Remember when your OB-GYN or midwife called for you to have your iron levels tested during your pregnancy? Your fetus was incredibly demanding on your body, and because of those needs, your body was at risk for iron deficiency. You may have heard it is also called iron deficiency anemia. As the name suggests, iron-deficiency anemia is when you have insufficient Iron. It's the common cause of having too few healthy red blood cells in your body.
Read More: 6 Unexpected Things That Happen to Your Body After Giving Birth
Even after pregnancy, your body may still have deficient iron storage (or lower than it should be). You should expect postpartum iron deficiency if you have heavy bleeding during delivery. The typical length for postpartum iron deficiency could last anywhere from six to 12 months after giving birth. If you experience heavy bleeding during delivery, consult with your doctor right away to check your Iron levels.
So how do you know you have low Iron (this might not be obvious)? What can you do to get more in your diet, and what can you do about poor iron absorption? Let's first talk about some of those warning signals.
What are the signs of postpartum iron deficiency?
Surprisingly, you may not even know you have iron deficiency. There aren’t always obvious indicators of Iron deficiency symptom-wise. Unless you’re regularly getting your Iron levels checked in bloodwork, you may not even know it was an issue at all.
What ARE some of the signs you should look for with iron deficiency?
- Fatigue that lasts more than a few weeks
- Being extremely irritable or having other mood issues
- Having persistent headaches
- Not being able to go to regular activities (low-energy overall)
- Lightheadedness or dizziness
While many of these could be your body recovering after delivery, check with your OB-GYN if the symptoms persist or have become intrusive to your life.
Read More: Understanding Your Fourth Trimester: Just the Facts
Getting your Iron levels checked as part of your regular postpartum checkups can help prevent iron deficiency anemia before it becomes a thing (a not great thing).
How do you get more Iron during postpartum?
After getting your Iron levels checked through bloodwork (and seeing it's low), you should chart how to get more Iron in your diet. This should be through a combination of supplements and foods high in Iron. Some popular foods high in Iron include:
- Red meat, pork, and poultry: contain heme Iron, which is easier for your body to absorb.
- Pinto beans contain non-haem Iron, which is harder to absorb.
- Lentils (non-haem Iron)
- Asparagus, Broccoli, Mustard Greens, Okta, and Kelp (non-haem Iron)
- Dried Peaches, Prune Juice, Plums, Pumpkin Seeds, and Raisins (non-haem Iron)
Adding a simple Iron supplement will help get Iron levels to adequate levels. Depending on your level of Iron absorption, both should be used together for optimal results.
How do you improve iron absorption?
The first obstacle to overcome in Iron absorption is figuring out what is interfering with your absorption. It sounds simple, but your body probably isn't telling you it's having those absorption problems! Surprisingly, how you consume Iron (or what you consume Iron with) can change how your body absorbs it.

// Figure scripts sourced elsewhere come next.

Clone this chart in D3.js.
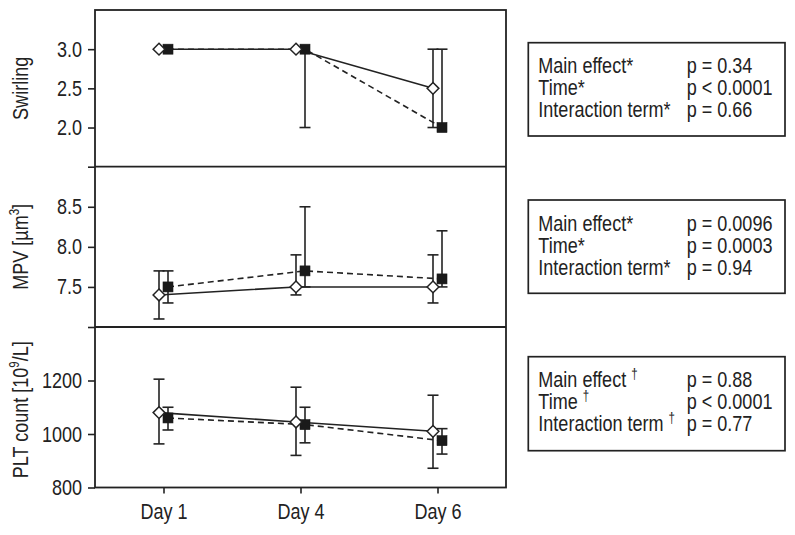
<!DOCTYPE html>
<html>
<head>
<meta charset="utf-8">
<script src="https://cdn.jsdelivr.net/npm/d3@7"></script>
<style>
  html, body { margin: 0; padding: 0; background: #fff; }
  svg { display: block; }
  text, tspan { fill: #222; }
</style>
</head>
<body>
<svg id="chart" width="795" height="535"></svg>
<script>
// ---------------- DATA ----------------
const days = ["Day 1", "Day 4", "Day 6"];

// open diamond series (solid line)
const swirlA   = [3.0, 3.0, 2.5];
const swirlALo = [3.0, 3.0, 2.0];
const swirlAHi = [3.0, 3.0, 3.0];
// filled square series (dashed line)
const swirlB   = [3.0, 3.0, 2.0];
const swirlBLo = [3.0, 2.0, 2.0];
const swirlBHi = [3.0, 3.0, 3.0];

const mpvA   = [7.4, 7.5, 7.5];
const mpvALo = [7.1, 7.4, 7.3];
const mpvAHi = [7.7, 7.9, 7.9];
const mpvB   = [7.5, 7.7, 7.6];
const mpvBLo = [7.3, 7.5, 7.5];
const mpvBHi = [7.7, 8.5, 8.2];

const pltA   = [1080, 1045, 1010];
const pltALo = [963, 920, 872];
const pltAHi = [1205, 1175, 1145];
const pltB   = [1060, 1035, 975];
const pltBLo = [1015, 967, 925];
const pltBHi = [1100, 1100, 1020];

const swirlTicks = [1.5, 2.0, 2.5, 3.0];
const mpvTicks   = [7.0, 7.5, 8.0, 8.5];
const pltTicks   = [800, 1000, 1200];

const statNames = ["Main effect", "Time", "Interaction term"];
const swirlMarks = ["*", "*", "*"];
const swirlP = ["p = 0.34", "p < 0.0001", "p = 0.66"];
const mpvMarks = ["*", "*", "*"];
const mpvP = ["p = 0.0096", "p = 0.0003", "p = 0.94"];
const pltMarks = ["†", "†", "†"];
const pltP = ["p = 0.88", "p < 0.0001", "p = 0.77"];

// ---------------- LAYOUT ----------------
const svg = d3.select("#chart");
const FONT = "'Liberation Sans', Arial, sans-serif";
const FS = 22;
const SX = 0.82;          // horizontal condensing (narrow face look)
const INK = "#222";
const LW = 1.6;

const left = 95, right = 506;
const panelY = [10, 166.7, 327, 487.5];

const x = d3.scalePoint().domain(days).range([left, right]).padding(0.5);
const off = 4.5;

function condenseTicks(sel) {
  sel.each(function () {
    const t = d3.select(this);
    const xx = +t.attr("x") || 0;
    t.attr("x", xx / SX).attr("transform", `scale(${SX},1)`);
  });
}
function ntext(px, py, anchor) {
  return svg.append("text")
    .attr("transform", `translate(${px},${py}) scale(${SX},1)`)
    .attr("text-anchor", anchor || "start")
    .attr("font-family", FONT).attr("font-size", FS).attr("fill", INK);
}

const panels = [
  { domain: [1.5, 3.5], ticks: swirlTicks, fmt: v => v === 1.5 ? "" : d3.format(".1f")(v),
    label: [{t: "Swirling"}],
    A: swirlA, ALo: swirlALo, AHi: swirlAHi, B: swirlB, BLo: swirlBLo, BHi: swirlBHi,
    names: statNames, marks: swirlMarks, p: swirlP, box: [42.7, 136] },
  { domain: [7.0, 9.0], ticks: mpvTicks, fmt: v => v === 7.0 ? "" : d3.format(".1f")(v),
    label: [{t: "MPV [µm"}, {t: "3", sup: true}, {t: "]"}],
    A: mpvA, ALo: mpvALo, AHi: mpvAHi, B: mpvB, BLo: mpvBLo, BHi: mpvBHi,
    names: statNames, marks: mpvMarks, p: mpvP, box: [200, 293.3] },
  { domain: [800, 1400], ticks: pltTicks, fmt: d3.format("d"),
    label: [{t: "PLT count [10"}, {t: "9", sup: true}, {t: "/L]"}],
    A: pltA, ALo: pltALo, AHi: pltAHi, B: pltB, BLo: pltBLo, BHi: pltBHi,
    names: statNames, marks: pltMarks, p: pltP, box: [356.7, 450.7] }
];

panels.forEach((P, i) => {
  const y = d3.scaleLinear().domain(P.domain).range([panelY[i + 1], panelY[i]]);
  const g = svg.append("g");

  // y axis
  const ax = g.append("g")
    .attr("transform", `translate(${left},0)`)
    .call(d3.axisLeft(y).tickValues(P.ticks).tickFormat(P.fmt).tickSize(7).tickPadding(6));
  ax.select(".domain").remove();
  ax.selectAll(".tick line").attr("stroke", INK).attr("stroke-width", LW);
  ax.selectAll(".tick text").attr("font-family", FONT).attr("font-size", FS).attr("fill", INK)
    .call(condenseTicks);

  // y label
  const cy = (panelY[i] + panelY[i + 1]) / 2 + (i === 2 ? 2.5 : 0);
  const lbl = g.append("text")
    .attr("transform", `translate(27.5,${cy}) rotate(-90) scale(${SX},1)`)
    .attr("text-anchor", "middle")
    .attr("font-family", FONT).attr("font-size", FS).attr("fill", INK);
  P.label.forEach(s => {
    const ts = lbl.append("tspan").text(s.t).attr("fill", INK);
    if (s.sup) ts.attr("font-size", 14).attr("baseline-shift", "60%");
  });

  // lines
  const lineA = d3.line().x((d, j) => x(days[j]) - off).y(d => y(d));
  const lineB = d3.line().x((d, j) => x(days[j]) + off).y(d => y(d));
  g.append("path").datum(P.B).attr("d", lineB)
    .attr("fill", "none").attr("stroke", INK).attr("stroke-width", LW)
    .attr("stroke-dasharray", "6,4");
  g.append("path").datum(P.A).attr("d", lineA)
    .attr("fill", "none").attr("stroke", INK).attr("stroke-width", LW);

  // error bars
  function errBars(vals, lo, hi, dx) {
    const cap = 5.5;
    vals.forEach((v, j) => {
      if (lo[j] === hi[j]) return;
      const cx = x(days[j]) + dx;
      g.append("line").attr("x1", cx).attr("x2", cx).attr("y1", y(lo[j])).attr("y2", y(hi[j]))
        .attr("stroke", INK).attr("stroke-width", LW);
      [lo[j], hi[j]].forEach(e => {
        if (e === v) return;
        g.append("line").attr("x1", cx - cap).attr("x2", cx + cap).attr("y1", y(e)).attr("y2", y(e))
          .attr("stroke", INK).attr("stroke-width", LW);
      });
    });
  }
  errBars(P.A, P.ALo, P.AHi, -off);
  errBars(P.B, P.BLo, P.BHi, off);

  // square markers
  g.selectAll(".sq").data(P.B).enter().append("rect")
    .attr("x", (d, j) => x(days[j]) + off - 5)
    .attr("y", d => y(d) - 5)
    .attr("width", 10).attr("height", 10)
    .attr("fill", "#1a1a1a").attr("stroke", "#1a1a1a").attr("stroke-width", 0.6);
  // diamond markers
  const dia = d3.symbol().type(d3.symbolDiamond2).size(88);
  g.selectAll(".dm").data(P.A).enter().append("path")
    .attr("d", dia)
    .attr("transform", (d, j) => `translate(${x(days[j]) - off},${y(d)})`)
    .attr("fill", "#fff").attr("stroke", INK).attr("stroke-width", 1.5);

  // stats box
  const bx = 528.3, bw = 256.7;
  svg.append("rect").attr("x", bx).attr("y", P.box[0]).attr("width", bw)
    .attr("height", P.box[1] - P.box[0])
    .attr("fill", "none").attr("stroke", INK).attr("stroke-width", 1.7);
  const base0 = P.box[0] + 30.6;
  P.names.forEach((n, k) => {
    const t = ntext(538.3, base0 + k * 22);
    if (P.marks[k] === "*") {
      t.text(n + "*");
    } else {
      t.append("tspan").text(n + " ").attr("fill", INK);
      t.append("tspan").text(P.marks[k]).attr("font-size", 14)
        .attr("baseline-shift", "65%").attr("fill", INK);
    }
    ntext(686.7, base0 + k * 22).text(P.p[k]);
  });
});

// frame and separators
svg.append("rect").attr("x", left).attr("y", panelY[0])
  .attr("width", right - left).attr("height", panelY[3] - panelY[0])
  .attr("fill", "none").attr("stroke", INK).attr("stroke-width", 1.8);
[panelY[1], panelY[2]].forEach(yy => {
  svg.append("line").attr("x1", left).attr("x2", right).attr("y1", yy).attr("y2", yy)
    .attr("stroke", INK).attr("stroke-width", 1.8);
});

// x axis
const xa = svg.append("g").attr("transform", `translate(0,${panelY[3]})`)
  .call(d3.axisBottom(x).tickSize(6).tickPadding(10));
xa.select(".domain").remove();
xa.selectAll(".tick line").attr("stroke", INK).attr("stroke-width", LW);
xa.selectAll(".tick text").attr("font-family", FONT).attr("font-size", FS).attr("fill", INK)
  .call(condenseTicks);
</script>
</body>
</html>
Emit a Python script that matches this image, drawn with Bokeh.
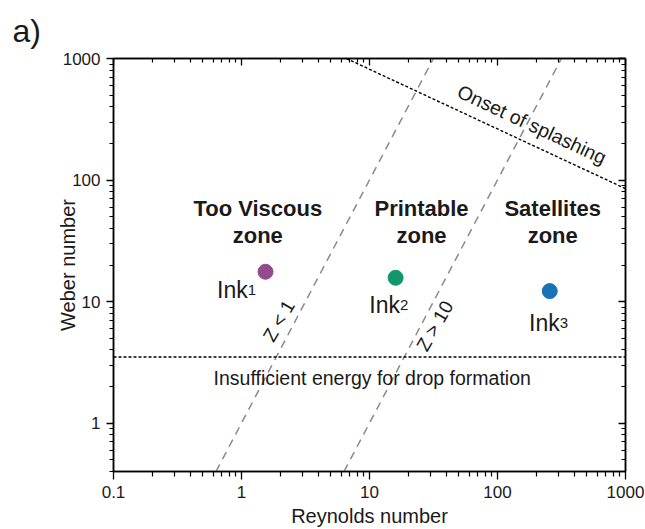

Some great tips for absorption include:
Wash it down with orange juice: Orange juice alongside your Iron supplement can help with immediate absorption. Iron has two different forms: heme iron and non-heme iron. Heme iron comes from animals, and non-heme comes from plants. Your body absorbs very little Iron on its own (15-35 percent from heme and 2-20 percent non-heme Iron). The rate can change depending on what other nutrients are taken with it. Adding Vitamin C while taking Iron (usually non-heme) will make the compound more absorbable.
That was a lot, but if you ingest non-heme Iron, such as a supplement, take it with a glass of orange juice (or any Vitamin C high-drink) to help with absorption.
Skip the milk: Unlike orange juice, dairy products can have the opposite effect on your absorption.
Also, skip tea and coffee with your meals: Both contain polyphenols, which make it harder for your body to absorb Iron. If you have heartburn and take an antacid drug, you will want to stop taking it (and maybe get rid of foods that give you heartburn).
Store your supplements in a cool place: Before lifting that Iron, make sure it's being properly stored. Warm (and humid) places can make some tablets disintegrate.
Ask your doctor about your current medications: If you're on any medications or supplements, ask your doctor if they may interfere with your Iron absorption.
Read More: Postpartum Recovery Tips Your OB-GYN Wants You To Know
Take heart. Compared to your pregnancy, your iron needs will usually decline during postpartum. Take this time to restore your lost Iron during pregnancy and delivery. Your normal (pre-pregnancy) iron levels should return by two months postpartum. If you did suffer from iron depletion during pregnancy, take this time to understand your iron intake with food and iron supplementation.